• INFORMATION GIVEN:
────

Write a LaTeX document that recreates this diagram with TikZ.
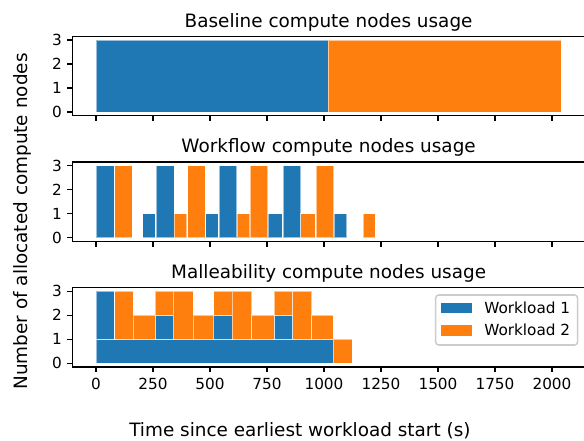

────

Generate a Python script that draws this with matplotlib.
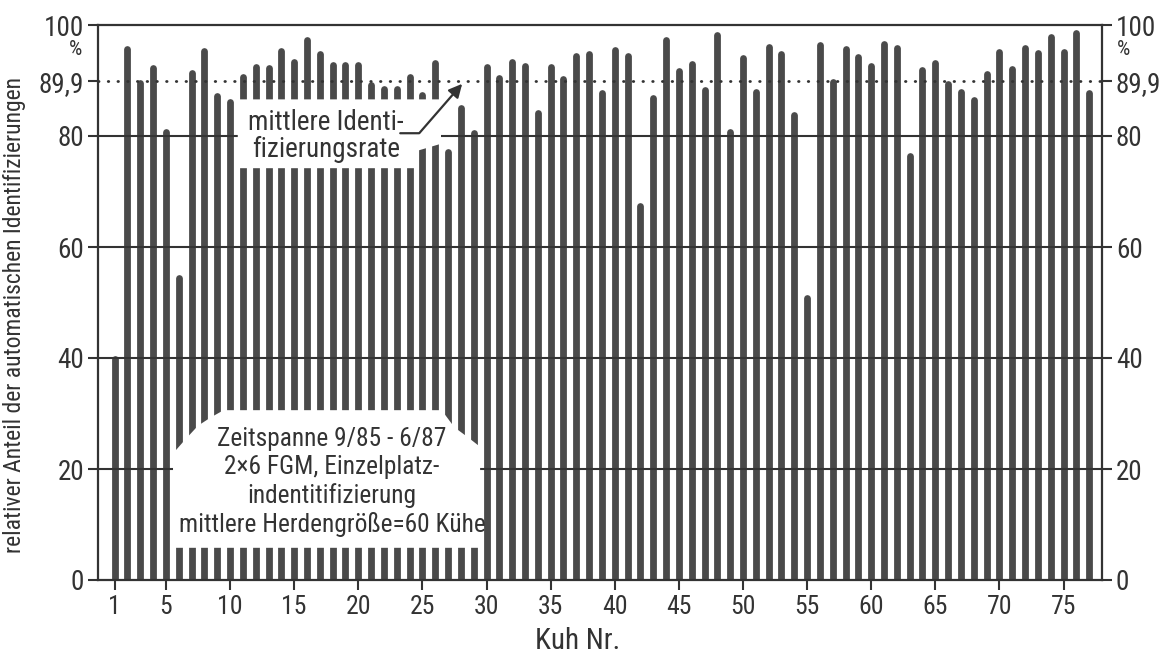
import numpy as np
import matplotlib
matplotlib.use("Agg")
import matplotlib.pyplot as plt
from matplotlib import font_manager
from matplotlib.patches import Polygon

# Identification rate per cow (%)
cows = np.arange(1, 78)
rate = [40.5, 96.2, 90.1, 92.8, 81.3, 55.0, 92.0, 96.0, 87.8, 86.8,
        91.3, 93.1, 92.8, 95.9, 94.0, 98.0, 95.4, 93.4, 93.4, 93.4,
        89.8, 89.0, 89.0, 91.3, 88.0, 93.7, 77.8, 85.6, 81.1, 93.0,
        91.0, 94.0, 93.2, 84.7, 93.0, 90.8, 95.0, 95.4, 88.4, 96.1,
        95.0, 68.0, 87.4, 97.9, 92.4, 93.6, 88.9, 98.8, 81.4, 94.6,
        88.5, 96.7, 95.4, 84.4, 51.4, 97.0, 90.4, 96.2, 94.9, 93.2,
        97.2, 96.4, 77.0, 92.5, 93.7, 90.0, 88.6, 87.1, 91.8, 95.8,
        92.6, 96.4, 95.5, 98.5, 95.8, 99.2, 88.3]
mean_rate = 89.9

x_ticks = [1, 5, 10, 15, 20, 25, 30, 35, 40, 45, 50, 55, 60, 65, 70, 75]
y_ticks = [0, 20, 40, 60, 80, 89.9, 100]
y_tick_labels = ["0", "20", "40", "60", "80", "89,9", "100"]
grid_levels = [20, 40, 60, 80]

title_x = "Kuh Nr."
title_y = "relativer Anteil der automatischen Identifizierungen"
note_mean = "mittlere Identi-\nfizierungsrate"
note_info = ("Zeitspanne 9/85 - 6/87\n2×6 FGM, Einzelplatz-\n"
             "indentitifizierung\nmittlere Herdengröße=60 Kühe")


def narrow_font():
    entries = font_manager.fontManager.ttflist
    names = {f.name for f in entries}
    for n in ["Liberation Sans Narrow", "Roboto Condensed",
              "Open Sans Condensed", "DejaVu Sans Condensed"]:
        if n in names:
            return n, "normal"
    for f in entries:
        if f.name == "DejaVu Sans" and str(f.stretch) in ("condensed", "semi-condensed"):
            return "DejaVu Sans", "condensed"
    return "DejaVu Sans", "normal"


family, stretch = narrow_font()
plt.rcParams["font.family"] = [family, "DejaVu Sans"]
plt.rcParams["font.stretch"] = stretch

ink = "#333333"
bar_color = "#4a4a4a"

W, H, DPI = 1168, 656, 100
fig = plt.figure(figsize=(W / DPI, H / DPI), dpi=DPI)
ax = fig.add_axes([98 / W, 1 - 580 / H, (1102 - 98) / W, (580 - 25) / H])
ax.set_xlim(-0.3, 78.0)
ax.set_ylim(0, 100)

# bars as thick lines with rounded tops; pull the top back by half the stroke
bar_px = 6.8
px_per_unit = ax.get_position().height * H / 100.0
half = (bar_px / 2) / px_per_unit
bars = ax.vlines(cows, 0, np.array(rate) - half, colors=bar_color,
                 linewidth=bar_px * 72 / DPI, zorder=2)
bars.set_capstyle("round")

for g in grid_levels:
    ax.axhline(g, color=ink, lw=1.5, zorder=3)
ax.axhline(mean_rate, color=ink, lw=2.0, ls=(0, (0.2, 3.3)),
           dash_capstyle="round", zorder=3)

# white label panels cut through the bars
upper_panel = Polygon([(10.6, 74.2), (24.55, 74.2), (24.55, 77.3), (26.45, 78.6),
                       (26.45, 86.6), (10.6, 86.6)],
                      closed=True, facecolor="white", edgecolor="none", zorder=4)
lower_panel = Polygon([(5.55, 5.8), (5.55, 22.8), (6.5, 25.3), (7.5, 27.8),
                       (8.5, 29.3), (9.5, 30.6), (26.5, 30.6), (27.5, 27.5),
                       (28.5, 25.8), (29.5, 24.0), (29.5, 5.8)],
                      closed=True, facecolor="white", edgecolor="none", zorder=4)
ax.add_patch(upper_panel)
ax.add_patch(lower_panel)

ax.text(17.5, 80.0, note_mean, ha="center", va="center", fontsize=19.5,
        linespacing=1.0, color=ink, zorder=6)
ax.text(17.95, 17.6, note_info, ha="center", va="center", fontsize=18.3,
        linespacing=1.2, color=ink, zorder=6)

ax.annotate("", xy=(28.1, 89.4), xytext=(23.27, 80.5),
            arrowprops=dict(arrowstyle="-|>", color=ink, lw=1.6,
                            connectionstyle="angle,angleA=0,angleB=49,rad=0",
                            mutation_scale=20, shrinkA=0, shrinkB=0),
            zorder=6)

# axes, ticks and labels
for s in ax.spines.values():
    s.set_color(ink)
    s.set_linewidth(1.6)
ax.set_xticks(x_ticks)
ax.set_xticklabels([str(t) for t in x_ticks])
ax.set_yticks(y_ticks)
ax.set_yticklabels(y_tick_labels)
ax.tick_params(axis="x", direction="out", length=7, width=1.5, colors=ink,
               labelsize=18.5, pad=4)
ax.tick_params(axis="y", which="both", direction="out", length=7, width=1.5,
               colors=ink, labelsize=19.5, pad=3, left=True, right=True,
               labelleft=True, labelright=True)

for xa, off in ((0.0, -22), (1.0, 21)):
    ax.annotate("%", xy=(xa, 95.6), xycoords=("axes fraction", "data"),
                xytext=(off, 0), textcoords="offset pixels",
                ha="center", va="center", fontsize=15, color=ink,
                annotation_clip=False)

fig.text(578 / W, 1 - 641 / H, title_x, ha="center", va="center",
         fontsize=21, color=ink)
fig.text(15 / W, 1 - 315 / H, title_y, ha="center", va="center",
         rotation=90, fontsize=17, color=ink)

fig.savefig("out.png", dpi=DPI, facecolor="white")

────

• WHAT YOU SHOULD DO:
Starting at the line that contains "Generate a Python" and stopping after the line that contains "from matplotlib.patches import Polygon", copy every line exactly. Leave any pictures behind.

• RIGHT ANSWER:
Generate a Python script that draws this with matplotlib.
import numpy as np
import matplotlib
matplotlib.use("Agg")
import matplotlib.pyplot as plt
from matplotlib import font_manager
from matplotlib.patches import Polygon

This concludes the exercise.